Set exercise ::
Beginning with the first line, set down every line through the one containing "(0,0) rectangle (831,492);", exactly as it appears, but not the pictures.

Information supplied ::
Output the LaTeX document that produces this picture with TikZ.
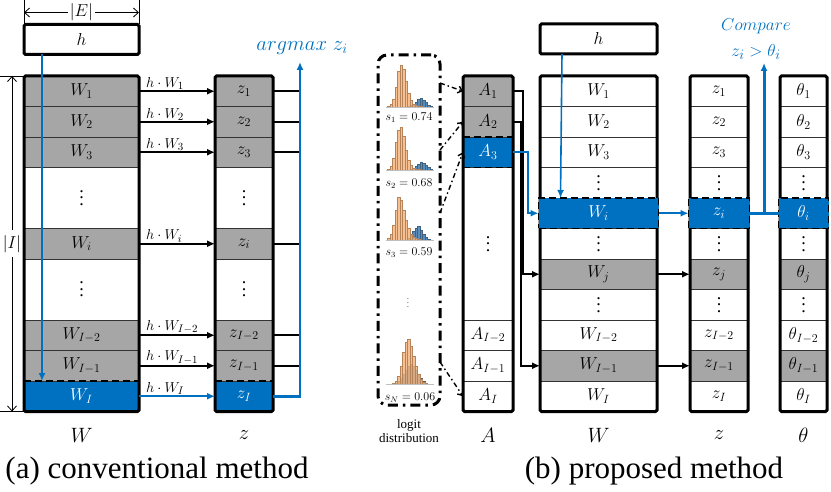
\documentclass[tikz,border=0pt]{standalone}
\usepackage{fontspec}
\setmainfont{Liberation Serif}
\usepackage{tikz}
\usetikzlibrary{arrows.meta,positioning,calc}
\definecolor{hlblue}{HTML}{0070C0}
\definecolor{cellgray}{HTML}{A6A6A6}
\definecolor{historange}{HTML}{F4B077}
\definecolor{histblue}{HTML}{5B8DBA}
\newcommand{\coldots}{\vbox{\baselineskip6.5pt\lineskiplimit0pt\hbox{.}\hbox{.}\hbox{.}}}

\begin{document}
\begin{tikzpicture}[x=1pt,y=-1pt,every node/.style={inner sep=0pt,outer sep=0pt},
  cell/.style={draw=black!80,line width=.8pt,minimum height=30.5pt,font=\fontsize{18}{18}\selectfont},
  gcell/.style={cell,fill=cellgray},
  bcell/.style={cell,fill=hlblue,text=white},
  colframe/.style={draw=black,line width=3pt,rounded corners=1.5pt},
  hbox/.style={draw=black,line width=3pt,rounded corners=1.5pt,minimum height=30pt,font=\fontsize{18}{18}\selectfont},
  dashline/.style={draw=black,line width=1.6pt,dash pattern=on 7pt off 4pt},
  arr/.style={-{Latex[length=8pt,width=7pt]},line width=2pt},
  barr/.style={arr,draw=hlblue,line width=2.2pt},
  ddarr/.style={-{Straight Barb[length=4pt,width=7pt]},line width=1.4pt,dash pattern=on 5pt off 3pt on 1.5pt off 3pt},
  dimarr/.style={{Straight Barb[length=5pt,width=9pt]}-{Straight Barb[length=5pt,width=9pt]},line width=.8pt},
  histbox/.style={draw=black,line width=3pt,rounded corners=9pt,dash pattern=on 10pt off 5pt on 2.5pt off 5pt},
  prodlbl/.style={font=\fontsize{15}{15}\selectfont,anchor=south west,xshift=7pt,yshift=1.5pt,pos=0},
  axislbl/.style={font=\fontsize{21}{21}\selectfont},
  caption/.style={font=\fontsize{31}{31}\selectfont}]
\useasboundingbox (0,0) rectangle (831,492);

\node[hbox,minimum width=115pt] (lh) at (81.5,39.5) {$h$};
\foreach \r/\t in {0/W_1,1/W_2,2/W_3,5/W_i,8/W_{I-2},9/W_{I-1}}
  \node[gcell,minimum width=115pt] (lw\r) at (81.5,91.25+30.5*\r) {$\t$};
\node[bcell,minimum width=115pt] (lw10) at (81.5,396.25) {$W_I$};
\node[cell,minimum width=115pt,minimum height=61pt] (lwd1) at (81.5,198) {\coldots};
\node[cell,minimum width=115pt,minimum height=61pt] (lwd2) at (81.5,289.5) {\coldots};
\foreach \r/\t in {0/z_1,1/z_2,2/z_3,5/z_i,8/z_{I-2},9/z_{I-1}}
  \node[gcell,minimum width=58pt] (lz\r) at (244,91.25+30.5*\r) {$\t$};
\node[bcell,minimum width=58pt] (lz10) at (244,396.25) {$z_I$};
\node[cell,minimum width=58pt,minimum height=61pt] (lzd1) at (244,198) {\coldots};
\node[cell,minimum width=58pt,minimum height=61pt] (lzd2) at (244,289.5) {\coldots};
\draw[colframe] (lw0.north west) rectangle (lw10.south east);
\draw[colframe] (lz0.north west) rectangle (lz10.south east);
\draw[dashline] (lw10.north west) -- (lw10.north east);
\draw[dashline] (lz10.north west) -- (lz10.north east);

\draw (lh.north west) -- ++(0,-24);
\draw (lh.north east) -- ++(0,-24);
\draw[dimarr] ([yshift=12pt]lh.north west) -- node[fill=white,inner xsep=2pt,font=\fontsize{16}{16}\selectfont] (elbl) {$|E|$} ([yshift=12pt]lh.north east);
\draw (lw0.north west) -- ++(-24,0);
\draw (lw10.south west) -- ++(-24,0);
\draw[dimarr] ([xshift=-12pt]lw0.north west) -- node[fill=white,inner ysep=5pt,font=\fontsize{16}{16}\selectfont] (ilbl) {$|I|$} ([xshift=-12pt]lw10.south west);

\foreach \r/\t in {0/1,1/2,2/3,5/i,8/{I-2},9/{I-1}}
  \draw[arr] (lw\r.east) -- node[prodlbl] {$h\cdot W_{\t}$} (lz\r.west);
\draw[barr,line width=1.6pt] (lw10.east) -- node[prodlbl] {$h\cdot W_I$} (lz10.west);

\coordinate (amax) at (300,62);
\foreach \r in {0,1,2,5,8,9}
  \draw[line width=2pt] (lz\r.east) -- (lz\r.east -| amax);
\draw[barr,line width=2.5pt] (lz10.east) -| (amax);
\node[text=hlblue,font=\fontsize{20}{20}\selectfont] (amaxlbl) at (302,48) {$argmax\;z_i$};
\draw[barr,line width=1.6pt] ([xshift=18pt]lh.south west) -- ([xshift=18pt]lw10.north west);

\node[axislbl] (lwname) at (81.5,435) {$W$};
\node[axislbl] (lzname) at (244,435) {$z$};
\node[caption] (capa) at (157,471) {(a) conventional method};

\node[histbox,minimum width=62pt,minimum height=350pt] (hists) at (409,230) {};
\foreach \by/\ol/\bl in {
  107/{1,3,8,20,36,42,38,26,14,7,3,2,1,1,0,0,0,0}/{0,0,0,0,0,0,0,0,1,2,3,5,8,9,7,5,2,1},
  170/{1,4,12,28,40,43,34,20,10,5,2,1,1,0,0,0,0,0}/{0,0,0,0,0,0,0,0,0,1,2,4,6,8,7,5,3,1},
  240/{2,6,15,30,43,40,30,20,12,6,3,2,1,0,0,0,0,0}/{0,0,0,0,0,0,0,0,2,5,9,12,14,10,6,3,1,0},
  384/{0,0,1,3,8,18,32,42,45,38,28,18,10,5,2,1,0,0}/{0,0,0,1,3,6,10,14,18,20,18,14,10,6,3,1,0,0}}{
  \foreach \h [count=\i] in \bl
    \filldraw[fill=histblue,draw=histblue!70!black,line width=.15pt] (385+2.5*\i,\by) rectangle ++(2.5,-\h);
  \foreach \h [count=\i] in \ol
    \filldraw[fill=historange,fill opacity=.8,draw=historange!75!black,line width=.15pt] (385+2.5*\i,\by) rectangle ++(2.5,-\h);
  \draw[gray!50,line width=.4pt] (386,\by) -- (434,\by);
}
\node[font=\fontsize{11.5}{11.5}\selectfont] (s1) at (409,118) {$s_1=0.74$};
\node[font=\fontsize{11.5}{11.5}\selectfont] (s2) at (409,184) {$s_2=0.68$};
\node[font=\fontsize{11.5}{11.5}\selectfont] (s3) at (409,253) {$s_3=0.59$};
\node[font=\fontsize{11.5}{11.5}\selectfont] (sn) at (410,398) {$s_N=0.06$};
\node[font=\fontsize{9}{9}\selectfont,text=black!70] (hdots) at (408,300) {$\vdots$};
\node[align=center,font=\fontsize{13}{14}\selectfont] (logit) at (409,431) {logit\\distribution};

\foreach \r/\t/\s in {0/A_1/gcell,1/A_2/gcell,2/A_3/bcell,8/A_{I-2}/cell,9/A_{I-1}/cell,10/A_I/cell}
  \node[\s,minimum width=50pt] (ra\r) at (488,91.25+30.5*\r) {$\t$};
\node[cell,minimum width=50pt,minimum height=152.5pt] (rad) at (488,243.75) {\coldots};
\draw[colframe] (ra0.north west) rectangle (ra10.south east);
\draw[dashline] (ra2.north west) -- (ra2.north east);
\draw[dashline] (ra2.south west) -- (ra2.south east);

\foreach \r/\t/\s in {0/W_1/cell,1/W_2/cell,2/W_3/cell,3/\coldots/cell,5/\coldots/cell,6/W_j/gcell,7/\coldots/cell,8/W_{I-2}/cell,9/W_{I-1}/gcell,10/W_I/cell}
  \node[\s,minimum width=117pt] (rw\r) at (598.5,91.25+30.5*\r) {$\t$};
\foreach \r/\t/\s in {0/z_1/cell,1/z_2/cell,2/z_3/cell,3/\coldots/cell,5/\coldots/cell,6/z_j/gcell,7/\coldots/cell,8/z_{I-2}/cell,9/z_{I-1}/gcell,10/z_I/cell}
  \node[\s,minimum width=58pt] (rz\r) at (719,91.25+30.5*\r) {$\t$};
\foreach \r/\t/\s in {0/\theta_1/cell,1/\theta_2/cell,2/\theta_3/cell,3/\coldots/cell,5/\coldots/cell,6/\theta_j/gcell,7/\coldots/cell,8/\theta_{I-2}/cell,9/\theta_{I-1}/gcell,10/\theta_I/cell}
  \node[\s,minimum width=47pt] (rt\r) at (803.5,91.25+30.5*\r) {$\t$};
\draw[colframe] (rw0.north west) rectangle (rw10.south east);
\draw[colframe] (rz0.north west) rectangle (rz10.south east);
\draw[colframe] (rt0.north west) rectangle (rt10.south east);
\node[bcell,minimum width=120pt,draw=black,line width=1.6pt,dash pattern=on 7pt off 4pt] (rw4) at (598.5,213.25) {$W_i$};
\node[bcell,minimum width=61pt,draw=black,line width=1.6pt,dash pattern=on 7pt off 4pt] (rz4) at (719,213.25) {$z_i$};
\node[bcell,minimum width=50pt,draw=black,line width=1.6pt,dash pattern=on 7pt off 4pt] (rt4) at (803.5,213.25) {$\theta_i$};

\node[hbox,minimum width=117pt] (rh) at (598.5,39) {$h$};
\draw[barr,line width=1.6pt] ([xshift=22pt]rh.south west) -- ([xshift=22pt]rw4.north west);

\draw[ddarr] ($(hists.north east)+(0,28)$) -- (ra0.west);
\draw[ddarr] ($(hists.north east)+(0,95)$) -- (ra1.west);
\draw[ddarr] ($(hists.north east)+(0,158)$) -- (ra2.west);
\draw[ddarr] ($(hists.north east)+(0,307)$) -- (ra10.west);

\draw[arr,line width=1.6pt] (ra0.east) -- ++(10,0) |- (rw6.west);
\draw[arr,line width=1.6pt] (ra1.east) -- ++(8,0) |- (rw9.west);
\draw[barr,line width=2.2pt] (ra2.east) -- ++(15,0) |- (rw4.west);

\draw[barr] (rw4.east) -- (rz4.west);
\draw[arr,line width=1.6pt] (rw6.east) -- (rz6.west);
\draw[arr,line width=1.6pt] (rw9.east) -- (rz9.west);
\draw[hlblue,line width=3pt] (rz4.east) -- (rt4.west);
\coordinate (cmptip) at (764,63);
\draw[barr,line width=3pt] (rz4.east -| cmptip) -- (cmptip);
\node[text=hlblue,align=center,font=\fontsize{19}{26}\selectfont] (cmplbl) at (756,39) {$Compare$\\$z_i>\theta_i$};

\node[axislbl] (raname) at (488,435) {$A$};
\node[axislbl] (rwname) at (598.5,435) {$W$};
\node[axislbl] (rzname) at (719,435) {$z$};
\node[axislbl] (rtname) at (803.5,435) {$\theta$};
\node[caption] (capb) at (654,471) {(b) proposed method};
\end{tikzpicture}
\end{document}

Answer for the task ::
Output the LaTeX document that produces this picture with TikZ.
\documentclass[tikz,border=0pt]{standalone}
\usepackage{fontspec}
\setmainfont{Liberation Serif}
\usepackage{tikz}
\usetikzlibrary{arrows.meta,positioning,calc}
\definecolor{hlblue}{HTML}{0070C0}
\definecolor{cellgray}{HTML}{A6A6A6}
\definecolor{historange}{HTML}{F4B077}
\definecolor{histblue}{HTML}{5B8DBA}
\newcommand{\coldots}{\vbox{\baselineskip6.5pt\lineskiplimit0pt\hbox{.}\hbox{.}\hbox{.}}}

\begin{document}
\begin{tikzpicture}[x=1pt,y=-1pt,every node/.style={inner sep=0pt,outer sep=0pt},
  cell/.style={draw=black!80,line width=.8pt,minimum height=30.5pt,font=\fontsize{18}{18}\selectfont},
  gcell/.style={cell,fill=cellgray},
  bcell/.style={cell,fill=hlblue,text=white},
  colframe/.style={draw=black,line width=3pt,rounded corners=1.5pt},
  hbox/.style={draw=black,line width=3pt,rounded corners=1.5pt,minimum height=30pt,font=\fontsize{18}{18}\selectfont},
  dashline/.style={draw=black,line width=1.6pt,dash pattern=on 7pt off 4pt},
  arr/.style={-{Latex[length=8pt,width=7pt]},line width=2pt},
  barr/.style={arr,draw=hlblue,line width=2.2pt},
  ddarr/.style={-{Straight Barb[length=4pt,width=7pt]},line width=1.4pt,dash pattern=on 5pt off 3pt on 1.5pt off 3pt},
  dimarr/.style={{Straight Barb[length=5pt,width=9pt]}-{Straight Barb[length=5pt,width=9pt]},line width=.8pt},
  histbox/.style={draw=black,line width=3pt,rounded corners=9pt,dash pattern=on 10pt off 5pt on 2.5pt off 5pt},
  prodlbl/.style={font=\fontsize{15}{15}\selectfont,anchor=south west,xshift=7pt,yshift=1.5pt,pos=0},
  axislbl/.style={font=\fontsize{21}{21}\selectfont},
  caption/.style={font=\fontsize{31}{31}\selectfont}]
\useasboundingbox (0,0) rectangle (831,492);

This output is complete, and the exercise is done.